With Mothers’ Day coming up on Sunday 13th May, it’s a good time to recognise and celebrate the contribution of working mothers to the Australian economy.
Director of the Workplace Gender Equality Agency (WGEA), Libby Lyons says Australian women are increasingly active participants in the workforce while still performing close to double the unpaid domestic work as men.
“If we are to continue to shrink the workforce participation gap between women and men – with all the business and economic benefits this delivers – it is important that employers value every mothers’ contribution at work and remove barriers to their participation.”
“Important ways employers can support mothers include offering access to flexible work – even in senior roles; providing proactive support for return to work from parental leave; as well as supporting their male employees to take an active role at home through flexibility, and access to carers’ leave.”
Ms Lyons also said supporting new mothers who are coming back to work is vitally important – the investment retains skilled staff members, and boosts staff morale and organisational efficiency.
“There are broader economic benefits too, with OECD research forecasting GDP growth of 12% over the next two decades if women’s workforce participation rate matched men’s.”

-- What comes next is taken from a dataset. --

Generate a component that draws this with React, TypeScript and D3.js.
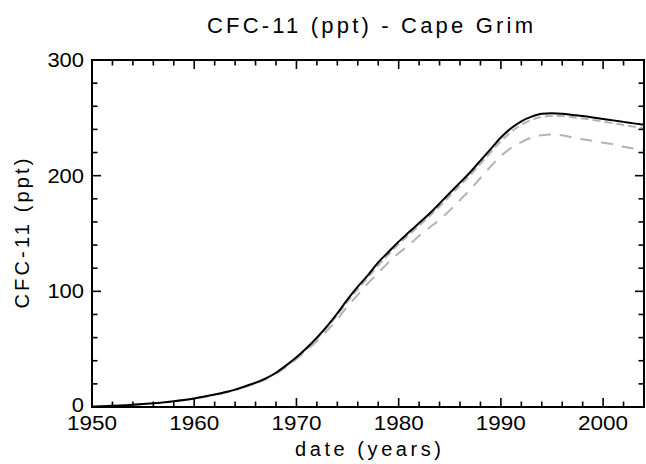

Principal lawyer from employment lawyers McDonald Murholme, Andrew Jewell, says that all parents who have been with a company for more than 12 months have the right to ask for flexible work arrangements and where possible, it is in the best interest for companies to grant these arrangements for its employees.

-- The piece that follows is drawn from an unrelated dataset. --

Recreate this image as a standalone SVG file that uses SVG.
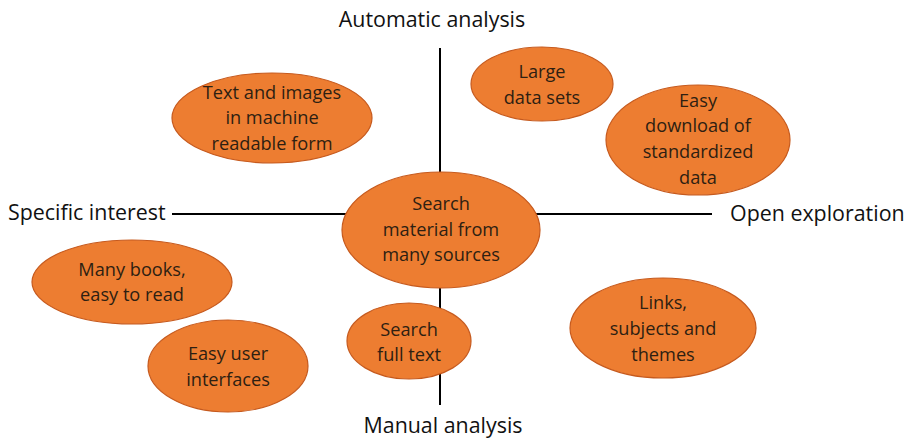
<svg xmlns="http://www.w3.org/2000/svg" width="908" height="439" viewBox="0 0 908 439">
<style>
.n ellipse{fill:#ED7D31;stroke:#C65A1E;stroke-width:1.2}
.n text{font-family:"Open Sans","Liberation Sans",sans-serif;font-size:18.2px;fill:#2E1F12;text-anchor:middle}
.ax{font-family:"Open Sans","Liberation Sans",sans-serif;font-size:21.4px;fill:#111}
.c line{stroke:#000;stroke-width:2}
</style>
<rect width="908" height="439" fill="#fff"/>
<g id="connectors" class="c">
<line x1="440" y1="48" x2="440" y2="405"/>
<line x1="172" y1="214" x2="712" y2="214"/>
</g>
<text class="ax" x="432" y="27" text-anchor="middle">Automatic analysis</text>
<text class="ax" x="8" y="220">Specific interest</text>
<text class="ax" x="730" y="221">Open exploration</text>
<text class="ax" x="443" y="433" text-anchor="middle">Manual analysis</text>
<g id="n1" class="n"><ellipse cx="272" cy="118" rx="100" ry="45"/>
<text x="272" y="99">Text and images</text><text x="272" y="124">in machine</text><text x="272" y="150">readable form</text></g>
<g id="n2" class="n"><ellipse cx="542" cy="84" rx="71" ry="37"/>
<text x="542" y="78">Large</text><text x="542" y="104">data sets</text></g>
<g id="n3" class="n"><ellipse cx="698" cy="140" rx="92" ry="55"/>
<text x="698" y="107">Easy</text><text x="698" y="132">download of</text><text x="698" y="158">standardized</text><text x="698" y="184">data</text></g>
<g id="n4" class="n"><ellipse cx="441" cy="230" rx="99" ry="58"/>
<text x="441" y="210">Search</text><text x="441" y="236">material from</text><text x="441" y="261">many sources</text></g>
<g id="n5" class="n"><ellipse cx="132" cy="282" rx="100" ry="42"/>
<text x="132" y="276">Many books,</text><text x="132" y="301">easy to read</text></g>
<g id="n6" class="n"><ellipse cx="228" cy="366" rx="80" ry="46"/>
<text x="228" y="360">Easy user</text><text x="228" y="386">interfaces</text></g>
<g id="n7" class="n"><ellipse cx="409" cy="341" rx="62" ry="38"/>
<text x="409" y="336">Search</text><text x="409" y="361">full text</text></g>
<g id="n8" class="n"><ellipse cx="663" cy="328" rx="93" ry="50"/>
<text x="663" y="309">Links,</text><text x="663" y="335">subjects and</text><text x="663" y="361">themes</text></g>
</svg>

“By choosing to be flexible with hours and/or location of work, you are creating a working environment that not only attracts prospective employees, but that will also see a higher retention of current employees.”
Mr Jewell also argues that allowing flexible working arrangements for parents is conducive to keeping women in the workforce and thus maintaining a gender balance.
“The amount of time women spend out of the workforce to look after their children is likely to lessen if their employer is flexible with their return to work options, and / or their partner’s employer is sympathetic to their hours.”
McDonald Murholme’s own Senior Law Clerk / HR Advisor of 20 years and Super-Mum, Julie Kojdovska, balances a full-time week, with two children aged 14 and 10. This juggling act is managed alongside her husband and through very early start times.
“I’m on the train at 5:00am, so I can be in the office and working from 6:00am,” Mrs Kojdovska said. “This means I can get home to pick up the kids from school in time which is important to me.”
According to Mrs Kojdovska, being able to work flexible hours played a big part in her ability to continue work after pregnancy.
“If it wasn’t for the option to start earlier, I may have had to drop to a part time load in order to fulfil my role as a mum,” she said.
WGEA has some innovative ideas how Australian employers can support mothers at work, including:
- Onsite or subsidised childcare
- Payment of superannuation during paid and/or unpaid parental leave
- ‘Stay in touch’ schemes during parental leave
- Return-to-work bonuses to help women cover the costs of returning from parental leave
- ‘Returnship’ schemes to help women who have been out of the workforce for a period of time.